The AtlanticThe Atlantic

Silicon valley was unstoppable. Now it’s just a house of cards

By Will Gottsegen

13 Mar 2023 · 4 min read

Editor's Note

Silicon Valley's "lofty visions" were based on an abundance of capital in an era of easy money. But as interest rates rose, a "fundamental precarity" was exposed, writes The Atlantic's Will Gottsegen.

After 48 hours of armchair doomsaying and grand predictions of the chaos to come, Silicon Valley’s nightmare was over. The Treasury Department managed to curtail the worst of the latest tech implosion: If you kept your money with the now-defunct Silicon Valley Bank, you would in fact be getting it back.

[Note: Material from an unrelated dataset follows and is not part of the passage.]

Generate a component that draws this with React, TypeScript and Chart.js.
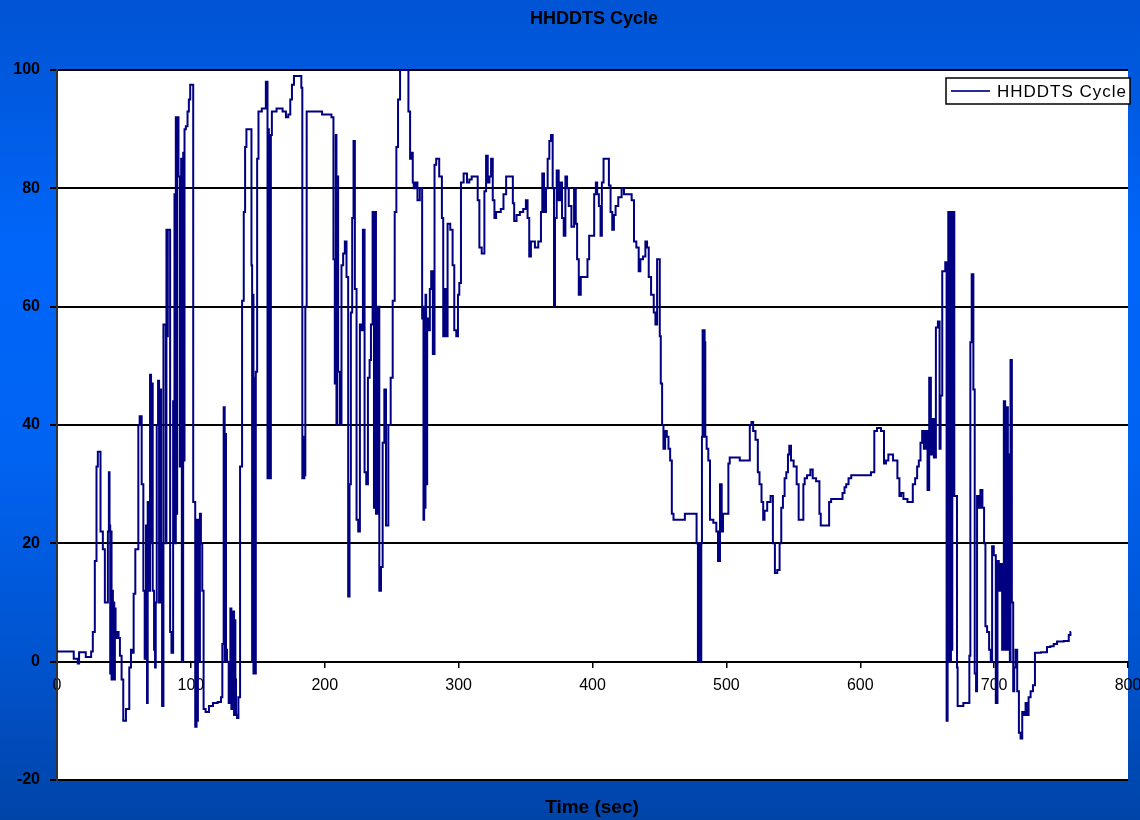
import React, { useEffect, useRef } from 'react';
import { Chart, registerables } from 'chart.js';

Chart.register(...registerables);

const chartTitle = 'HHDDTS Cycle';
const xAxisTitle = 'Time (sec)';
const seriesLabel = 'HHDDTS Cycle';

const xMin = 0;
const xMax = 800;
const xStep = 100;
const yMin = -20;
const yMax = 100;
const yStep = 20;

// time (s) and speed (mph); each line of timeSec pairs with the same line of speedMph
const timeSec = [
  0, 12, 13, 15, 16, 17, 21, 22, 25, 26,
  27.5, 29, 30, 31, 32, 33, 34, 34.5, 35.5, 36,
  37.5, 38.5, 39, 39.5, 40, 40.5, 41, 41.5, 42, 42.5,
  43, 43.5, 44, 45.5, 46.5, 47.5, 49, 50, 51, 52,
  53.5, 54.5, 56, 57, 57.5, 59.5, 60.5, 61, 62.5, 64,
  65, 66, 67, 67.5, 68, 69, 70, 70.5, 71, 72,
  73, 73.5, 74, 75, 76, 76.5, 77.5, 78, 79, 80,
  81, 81.5, 82, 82.5, 83, 84, 85, 86, 87.5, 88,
  88.5, 89, 89.5, 90, 90.5, 91, 92.5, 93, 93.5, 94,
  94.5, 95, 95.5, 97, 98, 99, 100, 101, 102.5, 104,
  104.5, 105, 105.5, 106, 106.5, 107, 108, 109, 110, 112,
  115, 118, 122, 123, 124, 125, 125.5, 126, 126.5, 127.5,
  129, 130, 130.5, 131, 131.5, 132, 132.5, 133, 133.5, 134,
  135, 136, 137.5, 139, 140, 141, 142, 145, 145.5, 146,
  146.5, 147, 147.5, 148, 149, 150, 151, 155, 157, 157.5,
  158, 158.5, 159, 159.5, 160, 161, 167, 170, 172, 173.5,
  175, 176, 178, 182, 183, 183.5, 184, 184.5, 185, 186,
  187, 192, 204, 206, 207, 208, 208.5, 209, 209.5, 210.5,
  212, 213, 214.5, 215.5, 217, 218, 219, 220, 221, 222,
  223, 224.5, 225.5, 227, 228, 229, 230.5, 231.5, 233, 234,
  235, 236.5, 237, 237.5, 239, 240, 241.5, 242.5, 244, 245,
  246.5, 248.5, 250, 251.5, 253, 254, 255.5, 257, 262, 263,
  264.5, 265.5, 266, 267, 268.5, 270, 272, 273.5, 274, 274.5,
  275, 275.5, 276, 277, 278, 279, 280, 281.5, 282.5, 284,
  287, 288, 289, 290, 291, 292.5, 295, 296, 297.5, 299,
  300, 301, 302.5, 305, 307.5, 308.5, 311, 313.5, 315, 316,
  318.5, 320, 321, 322.5, 323.5, 325, 326, 327.5, 328.5, 331,
  332, 335, 336, 340, 341, 342, 344.5, 347, 349.5, 351,
  352, 353.5, 354.5, 356, 358, 361, 362, 363, 364.5, 366,
  367, 368.5, 369.5, 371, 371.5, 372.5, 374, 375.5, 376.5, 378,
  379, 380.5, 381.5, 383, 385.5, 387, 388, 389, 390.5, 392,
  395.5, 397, 398, 400.5, 402, 403, 404, 405.5, 406.5, 407.5,
  409, 411.5, 413, 414, 415.5, 416.5, 418, 420.5, 423, 424,
  428, 430.5, 431.5, 434, 435, 436.5, 439, 440, 441.5, 442.5,
  445, 446.5, 447.5, 449, 450, 450.5, 451.5, 452.5, 453.5, 455,
  456, 457.5, 458.5, 460, 461, 477, 478.5, 479, 479.5, 480,
  480.5, 481, 481.5, 482, 482.5, 483, 483.5, 484, 484.5, 486,
  487, 488.5, 492, 493, 494.5, 496, 497, 498, 501, 502,
  503, 517, 518, 519.5, 520.5, 523, 524, 525.5, 527, 528,
  529, 532, 534, 535.5, 537, 539, 540.5, 541.5, 543, 544,
  545.5, 546.5, 547.5, 549, 551.5, 553.5, 554.5, 557, 558, 559,
  561.5, 564, 565, 569, 570, 571, 576, 577.5, 579, 586,
  587.5, 589, 590, 592.5, 594, 606, 610, 611, 614, 617,
  618.5, 620, 622, 627, 628.5, 630, 631, 633.5, 637, 638.5,
  640, 642, 643, 644.5, 645.5, 647, 648, 649.5, 651, 652,
  653.5, 654, 656, 657, 659, 659.5, 660.5, 662, 663, 664,
  665, 665.5, 666, 666.5, 667, 667.5, 668, 668.5, 669, 669.5,
  670, 670.5, 672, 672.5, 673, 681, 682, 682.5, 684, 685,
  686, 687, 687.5, 689, 690.5, 692, 693, 694, 695.5, 697,
  698, 699, 700.5, 702, 703, 704, 705.5, 706.5, 708, 708.5,
  709, 709.5, 710, 710.5, 711.5, 712, 712.5, 714, 714.5, 715.5,
  716.5, 718, 719, 720.5, 721.5, 723, 724, 725, 726.5, 728,
  730, 731, 739, 740, 744, 745, 749, 755, 756.5, 757.5
];

const speedMph = [
  1.7, 1.7, 0.5, 0.5, -0.3, 1.6, 1.6, 0.8, 0.8, 1.7,
  5, 17, 33, 35.5, 35.5, 22, 22, 19, 19, 10,
  10, 22, 32, 23, -2, 22, -3, 12, -2, 10,
  -3, 9, 4, 5, 4, 1, -3, -10, -10, -8,
  -8, -1, 2, 1.5, 11.5, 19, 19, 40, 41.5, 30,
  12, 0.5, 23, -7, 27, 12, 48.5, 20, 47, 12,
  2, -1, 10, 40, 47.5, 10, 46, 20, -7.5, 57,
  57, 20, 73, 55, 73, 73, 5, 1.5, 44, 79,
  20, 92, 25, 92, 92, 82, 33, 85, 0, 0,
  86, 34, 90, 90.5, 93, 95, 97.5, 97.5, 27, -11,
  24, -10, 21, 24, 0, 25, 20, 12, -8, -8.5,
  -7.5, -7, -6.8, -6, 3, 43, 0, 38.5, 2, 0,
  -7, 9, -8, 8, -5, 8.5, -9, 7, -3, -9,
  -9.5, -6, 33, 61, 76, 87, 90, 90, 67, 0,
  62, -2, 48, -2, 49, 85, 93, 93.5, 98, 31,
  90, 31, 66, 31, 89, 93, 93.5, 93, 92, 92.5,
  95, 97.5, 99, 99, 97, 31, 38, 31, 31.5, 60,
  93, 93, 92.5, 92, 68, 47, 89, 40, 82, 49,
  40, 67, 69, 71, 65, 11, 30, 59, 75, 88,
  63, 24, 22, 57, 56, 73, 32, 30, 48, 51,
  57, 76, 26, 76, 25, 60, 12, 16, 37, 46,
  23, 40, 48, 61, 76, 87, 95, 100, 100, 93,
  85, 86, 81, 80, 81, 78, 80, 58, 24, 60,
  26, 62, 30, 58, 56, 63, 66, 52, 84, 85,
  82, 75, 55, 63, 55, 74, 73, 67, 56, 55,
  62, 64, 81, 82.5, 81, 81.5, 82, 82, 78, 70,
  69, 79.5, 85.5, 81, 82, 85, 78, 75, 76, 76,
  76.5, 79, 82, 82, 77.5, 74.5, 75.5, 76, 76.5, 78,
  75, 68.5, 71, 71, 70, 71, 76, 82.5, 76, 80,
  85, 88, 89, 80, 60, 75, 83, 78, 81, 75,
  72, 82, 80, 77, 73.5, 80, 74, 68, 62, 65,
  65, 68, 72, 72, 79, 81, 79, 77, 72, 81,
  85, 85, 80.5, 76, 73, 75.5, 77, 78.5, 80, 79,
  79, 78, 71, 70, 66, 68, 68.5, 71, 70, 65,
  62, 59, 57, 68, 68, 55, 47, 40, 36, 39,
  38, 36, 34, 25, 24, 25, 20, 0, 20, 0,
  20, 0, 20, 38, 56, 38, 56, 54, 38, 36,
  34, 24, 23.5, 22, 17, 30, 22, 25, 25, 33.5,
  34.5, 34, 40, 40.5, 39, 37.5, 32, 30, 27, 24,
  25.5, 27, 28, 20, 15, 15.5, 20, 26, 28, 31,
  32, 35, 36.5, 34, 33, 30, 24, 24, 30, 31,
  31.5, 32.5, 31, 30.5, 25, 23, 23, 27, 27.5, 27.5,
  28.5, 29.5, 30, 31, 31.5, 31.5, 32, 39, 39.5, 39,
  33.5, 34, 35, 34, 31, 28, 28.5, 27.5, 27, 27,
  30, 31, 33, 34, 37, 39, 36, 39, 29, 48,
  35, 41, 34.5, 56.5, 57.5, 36, 45, 66, 66, 67.5,
  -10, 0, 76, 0, 76, 0, 76, 2, 76, 30,
  76, 28, 28, -1, -7.5, -7, 1, 54, 65.5, 46,
  -2, -5, 28, 26, 29, 26, 20, 6, 5, 2,
  0, 19.5, 18, -7, 17, 12, 16.5, 2, 44, 2,
  43, 2, 43, 2, 35, 0, 51, 10, -5, -1,
  2, -5, -12, -13, -8.5, -9, -7, -9, -6, -5,
  -4, 1.5, 1.6, 2.5, 2.6, 3, 3.4, 3.5, 4.5, 5
];

const FONT = '"Liberation Sans", Arial, sans-serif';

const decorPlugin = {
  id: 'decor',
  beforeDraw(chart: any) {
    const { ctx, width, height, chartArea: a } = chart;
    ctx.save();
    const g = ctx.createLinearGradient(0, 0, 0, height);
    g.addColorStop(0, '#0054d4');
    g.addColorStop(0.1, '#0059de');
    g.addColorStop(0.3, '#0066fa');
    g.addColorStop(0.55, '#0063f2');
    g.addColorStop(0.8, '#0054cf');
    g.addColorStop(1, '#0044a8');
    ctx.fillStyle = g;
    ctx.fillRect(0, 0, width, height);
    ctx.fillStyle = '#ffffff';
    ctx.fillRect(a.left, a.top, a.right - a.left, a.bottom - a.top);
    ctx.restore();
  },
  afterDraw(chart: any) {
    const { ctx } = chart;
    ctx.save();
    ctx.fillStyle = '#000';
    ctx.textAlign = 'center';
    ctx.textBaseline = 'middle';
    ctx.font = `bold 18px ${FONT}`;
    ctx.fillText(chartTitle, 594, 19);
    ctx.font = `bold 19px ${FONT}`;
    ctx.fillText(xAxisTitle, 592, 808);
    // Legend
    const lx = 946, ly = 78, lw = 184, lh = 26;
    ctx.fillStyle = '#fff';
    ctx.fillRect(lx, ly, lw, lh);
    ctx.strokeStyle = '#000';
    ctx.lineWidth = 1.5;
    ctx.strokeRect(lx, ly, lw, lh);
    ctx.strokeStyle = '#2a2a9a';
    ctx.lineWidth = 2;
    ctx.beginPath();
    ctx.moveTo(951, 91);
    ctx.lineTo(990, 91);
    ctx.stroke();
    ctx.fillStyle = '#000';
    ctx.textAlign = 'left';
    ctx.font = `17px ${FONT}`;
    try { (ctx as any).letterSpacing = '1px'; } catch (e) {}
    ctx.fillText(seriesLabel, 997, 92);
    ctx.restore();
  }
};

export default function App() {
  const canvasRef = useRef<HTMLCanvasElement | null>(null);

  useEffect(() => {
    const canvas = canvasRef.current;
    if (!canvas) return;
    const points = timeSec.map((t, i) => ({ x: t, y: speedMph[i] }));
    const chart = new Chart(canvas, {
      type: 'line',
      data: {
        datasets: [
          {
            label: seriesLabel,
            data: points,
            borderColor: '#000080',
            borderWidth: 2,
            pointRadius: 0,
            tension: 0,
            stepped: 'middle',
            fill: false,
          },
        ],
      },
      options: {
        animation: false,
        responsive: false,
        maintainAspectRatio: false,
        parsing: false as any,
        normalized: true,
        layout: { padding: { left: 0, top: 70, right: 12, bottom: 40 } },
        plugins: {
          legend: { display: false },
          title: { display: false },
          tooltip: { enabled: false },
        },
        scales: {
          x: {
            type: 'linear',
            min: xMin,
            max: xMax,
            position: { y: 0 } as any,
            ticks: {
              stepSize: xStep,
              color: '#000',
              font: { family: FONT, size: 16 },
              padding: 9,
              maxRotation: 0,
            },
            grid: {
              display: true,
              drawOnChartArea: false,
              drawTicks: true,
              tickLength: 5,
              color: '#000',
              lineWidth: 1.5,
            },
            border: { display: true, color: '#000', width: 2 },
            afterFit: (scale: any) => {
              scale.paddingLeft = 0;
              scale.paddingRight = 0;
            },
          },
          y: {
            type: 'linear',
            min: yMin,
            max: yMax,
            ticks: {
              stepSize: yStep,
              color: '#000',
              font: { family: FONT, size: 16, weight: 'bold' },
              padding: 10,
            },
            grid: {
              color: '#000',
              lineWidth: 2,
              tickLength: 7,
            },
            border: { display: true, color: '#333', width: 2 },
            afterFit: (scale: any) => {
              scale.width = 57;
            },
          },
        },
      },
      plugins: [decorPlugin],
    });
    return () => chart.destroy();
  }, []);

  return (
    <div style={{ position: 'fixed', left: 0, top: 0, width: 1140, height: 820 }}>
      <canvas ref={canvasRef} width={1140} height={820} style={{ display: 'block', width: 1140, height: 820 }} />
    </div>
  );
}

When the bank—a major lender to the world of venture capital, and a crucial resource for about half of American VC-backed start-ups—suddenly collapsed after a run on deposits late last week, the losses looked staggering. By Friday, more than $200 billion were in limbo—the second-largest bank failure in U.S. history. Start-ups that had parked their money with SVB were suddenly unable to pay for basic expenses, and on Twitter, some founders described last-ditch efforts to meet payroll for the coming week. “If the government doesn’t step in, I think a whole generation of startups will be wiped off the planet,” Garry Tan, the head of the start-up-incubation powerhouse Y Combinator, told NPR. The spin was ideological as well as economic: At stake, it seemed, was not only the ability of these companies to pay their employees, but the fate of the broader start-up economy—that supposedly vaunted engine of ideas, with all its promises of a better future.